= Data shown =
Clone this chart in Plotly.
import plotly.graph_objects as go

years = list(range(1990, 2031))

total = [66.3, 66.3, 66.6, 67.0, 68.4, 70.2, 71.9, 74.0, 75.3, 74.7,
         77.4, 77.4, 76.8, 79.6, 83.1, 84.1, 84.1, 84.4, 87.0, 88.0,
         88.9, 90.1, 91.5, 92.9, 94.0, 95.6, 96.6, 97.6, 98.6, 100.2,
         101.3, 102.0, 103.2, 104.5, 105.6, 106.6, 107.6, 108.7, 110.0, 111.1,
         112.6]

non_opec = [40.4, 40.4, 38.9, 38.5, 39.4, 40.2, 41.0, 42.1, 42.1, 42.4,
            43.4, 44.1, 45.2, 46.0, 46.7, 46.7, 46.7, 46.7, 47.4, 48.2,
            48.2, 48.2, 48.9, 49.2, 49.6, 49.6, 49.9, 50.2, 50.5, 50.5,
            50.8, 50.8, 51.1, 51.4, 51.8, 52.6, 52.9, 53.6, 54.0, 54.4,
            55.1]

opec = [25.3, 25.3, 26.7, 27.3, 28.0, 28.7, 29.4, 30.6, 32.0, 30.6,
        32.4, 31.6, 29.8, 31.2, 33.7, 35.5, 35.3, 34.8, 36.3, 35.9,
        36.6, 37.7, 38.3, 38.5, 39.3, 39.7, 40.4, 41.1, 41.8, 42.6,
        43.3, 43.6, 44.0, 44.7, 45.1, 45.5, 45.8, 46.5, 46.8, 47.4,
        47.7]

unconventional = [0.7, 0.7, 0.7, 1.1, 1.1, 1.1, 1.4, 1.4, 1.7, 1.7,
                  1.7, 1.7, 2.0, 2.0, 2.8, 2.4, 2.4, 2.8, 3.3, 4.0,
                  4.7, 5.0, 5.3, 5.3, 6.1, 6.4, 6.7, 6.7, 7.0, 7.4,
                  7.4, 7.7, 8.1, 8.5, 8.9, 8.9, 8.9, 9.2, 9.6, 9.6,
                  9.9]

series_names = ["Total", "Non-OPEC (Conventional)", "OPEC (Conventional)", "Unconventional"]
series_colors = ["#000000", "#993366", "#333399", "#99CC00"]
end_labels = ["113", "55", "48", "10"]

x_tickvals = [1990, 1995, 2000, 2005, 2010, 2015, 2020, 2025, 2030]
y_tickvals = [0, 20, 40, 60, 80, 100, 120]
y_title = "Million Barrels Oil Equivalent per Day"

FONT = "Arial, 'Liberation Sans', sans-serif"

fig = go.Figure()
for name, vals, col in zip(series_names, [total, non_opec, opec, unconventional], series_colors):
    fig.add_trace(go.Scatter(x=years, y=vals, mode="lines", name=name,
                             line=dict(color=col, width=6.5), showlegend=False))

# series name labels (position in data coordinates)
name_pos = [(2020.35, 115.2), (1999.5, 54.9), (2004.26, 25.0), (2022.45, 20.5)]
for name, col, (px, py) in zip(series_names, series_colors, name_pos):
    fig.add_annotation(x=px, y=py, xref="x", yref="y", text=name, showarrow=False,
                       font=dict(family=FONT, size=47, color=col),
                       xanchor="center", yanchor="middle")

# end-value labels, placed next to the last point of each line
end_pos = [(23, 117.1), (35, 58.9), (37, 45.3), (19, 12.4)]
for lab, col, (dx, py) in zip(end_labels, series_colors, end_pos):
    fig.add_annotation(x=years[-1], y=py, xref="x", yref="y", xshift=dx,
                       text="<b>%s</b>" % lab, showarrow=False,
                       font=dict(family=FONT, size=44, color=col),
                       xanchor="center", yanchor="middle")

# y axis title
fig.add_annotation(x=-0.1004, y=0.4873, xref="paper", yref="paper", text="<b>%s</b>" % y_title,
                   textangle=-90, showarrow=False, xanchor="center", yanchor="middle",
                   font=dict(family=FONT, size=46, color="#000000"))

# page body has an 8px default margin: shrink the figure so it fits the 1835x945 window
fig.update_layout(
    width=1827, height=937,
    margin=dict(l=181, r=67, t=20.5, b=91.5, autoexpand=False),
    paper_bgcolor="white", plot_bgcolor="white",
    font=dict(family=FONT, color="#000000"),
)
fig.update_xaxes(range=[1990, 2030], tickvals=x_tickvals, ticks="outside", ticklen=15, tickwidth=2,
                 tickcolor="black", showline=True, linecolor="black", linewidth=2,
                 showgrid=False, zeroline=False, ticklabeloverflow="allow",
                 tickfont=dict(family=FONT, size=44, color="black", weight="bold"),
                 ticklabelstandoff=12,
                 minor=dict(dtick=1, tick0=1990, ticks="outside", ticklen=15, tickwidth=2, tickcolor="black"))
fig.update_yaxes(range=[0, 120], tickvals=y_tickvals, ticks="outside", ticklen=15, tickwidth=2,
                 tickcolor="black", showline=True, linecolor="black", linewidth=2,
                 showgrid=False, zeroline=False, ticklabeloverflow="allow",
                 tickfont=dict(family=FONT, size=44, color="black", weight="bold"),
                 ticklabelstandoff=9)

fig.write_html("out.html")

= The task =
Reproduce the complete data exactly as presented above.

= Expected output =
Clone this chart in Plotly.
import plotly.graph_objects as go

years = list(range(1990, 2031))

total = [66.3, 66.3, 66.6, 67.0, 68.4, 70.2, 71.9, 74.0, 75.3, 74.7,
         77.4, 77.4, 76.8, 79.6, 83.1, 84.1, 84.1, 84.4, 87.0, 88.0,
         88.9, 90.1, 91.5, 92.9, 94.0, 95.6, 96.6, 97.6, 98.6, 100.2,
         101.3, 102.0, 103.2, 104.5, 105.6, 106.6, 107.6, 108.7, 110.0, 111.1,
         112.6]

non_opec = [40.4, 40.4, 38.9, 38.5, 39.4, 40.2, 41.0, 42.1, 42.1, 42.4,
            43.4, 44.1, 45.2, 46.0, 46.7, 46.7, 46.7, 46.7, 47.4, 48.2,
            48.2, 48.2, 48.9, 49.2, 49.6, 49.6, 49.9, 50.2, 50.5, 50.5,
            50.8, 50.8, 51.1, 51.4, 51.8, 52.6, 52.9, 53.6, 54.0, 54.4,
            55.1]

opec = [25.3, 25.3, 26.7, 27.3, 28.0, 28.7, 29.4, 30.6, 32.0, 30.6,
        32.4, 31.6, 29.8, 31.2, 33.7, 35.5, 35.3, 34.8, 36.3, 35.9,
        36.6, 37.7, 38.3, 38.5, 39.3, 39.7, 40.4, 41.1, 41.8, 42.6,
        43.3, 43.6, 44.0, 44.7, 45.1, 45.5, 45.8, 46.5, 46.8, 47.4,
        47.7]

unconventional = [0.7, 0.7, 0.7, 1.1, 1.1, 1.1, 1.4, 1.4, 1.7, 1.7,
                  1.7, 1.7, 2.0, 2.0, 2.8, 2.4, 2.4, 2.8, 3.3, 4.0,
                  4.7, 5.0, 5.3, 5.3, 6.1, 6.4, 6.7, 6.7, 7.0, 7.4,
                  7.4, 7.7, 8.1, 8.5, 8.9, 8.9, 8.9, 9.2, 9.6, 9.6,
                  9.9]

series_names = ["Total", "Non-OPEC (Conventional)", "OPEC (Conventional)", "Unconventional"]
series_colors = ["#000000", "#993366", "#333399", "#99CC00"]
end_labels = ["113", "55", "48", "10"]

x_tickvals = [1990, 1995, 2000, 2005, 2010, 2015, 2020, 2025, 2030]
y_tickvals = [0, 20, 40, 60, 80, 100, 120]
y_title = "Million Barrels Oil Equivalent per Day"

FONT = "Arial, 'Liberation Sans', sans-serif"

fig = go.Figure()
for name, vals, col in zip(series_names, [total, non_opec, opec, unconventional], series_colors):
    fig.add_trace(go.Scatter(x=years, y=vals, mode="lines", name=name,
                             line=dict(color=col, width=6.5), showlegend=False))

# series name labels (position in data coordinates)
name_pos = [(2020.35, 115.2), (1999.5, 54.9), (2004.26, 25.0), (2022.45, 20.5)]
for name, col, (px, py) in zip(series_names, series_colors, name_pos):
    fig.add_annotation(x=px, y=py, xref="x", yref="y", text=name, showarrow=False,
                       font=dict(family=FONT, size=47, color=col),
                       xanchor="center", yanchor="middle")

# end-value labels, placed next to the last point of each line
end_pos = [(23, 117.1), (35, 58.9), (37, 45.3), (19, 12.4)]
for lab, col, (dx, py) in zip(end_labels, series_colors, end_pos):
    fig.add_annotation(x=years[-1], y=py, xref="x", yref="y", xshift=dx,
                       text="<b>%s</b>" % lab, showarrow=False,
                       font=dict(family=FONT, size=44, color=col),
                       xanchor="center", yanchor="middle")

# y axis title
fig.add_annotation(x=-0.1004, y=0.4873, xref="paper", yref="paper", text="<b>%s</b>" % y_title,
                   textangle=-90, showarrow=False, xanchor="center", yanchor="middle",
                   font=dict(family=FONT, size=46, color="#000000"))

# page body has an 8px default margin: shrink the figure so it fits the 1835x945 window
fig.update_layout(
    width=1827, height=937,
    margin=dict(l=181, r=67, t=20.5, b=91.5, autoexpand=False),
    paper_bgcolor="white", plot_bgcolor="white",
    font=dict(family=FONT, color="#000000"),
)
fig.update_xaxes(range=[1990, 2030], tickvals=x_tickvals, ticks="outside", ticklen=15, tickwidth=2,
                 tickcolor="black", showline=True, linecolor="black", linewidth=2,
                 showgrid=False, zeroline=False, ticklabeloverflow="allow",
                 tickfont=dict(family=FONT, size=44, color="black", weight="bold"),
                 ticklabelstandoff=12,
                 minor=dict(dtick=1, tick0=1990, ticks="outside", ticklen=15, tickwidth=2, tickcolor="black"))
fig.update_yaxes(range=[0, 120], tickvals=y_tickvals, ticks="outside", ticklen=15, tickwidth=2,
                 tickcolor="black", showline=True, linecolor="black", linewidth=2,
                 showgrid=False, zeroline=False, ticklabeloverflow="allow",
                 tickfont=dict(family=FONT, size=44, color="black", weight="bold"),
                 ticklabelstandoff=9)

fig.write_html("out.html")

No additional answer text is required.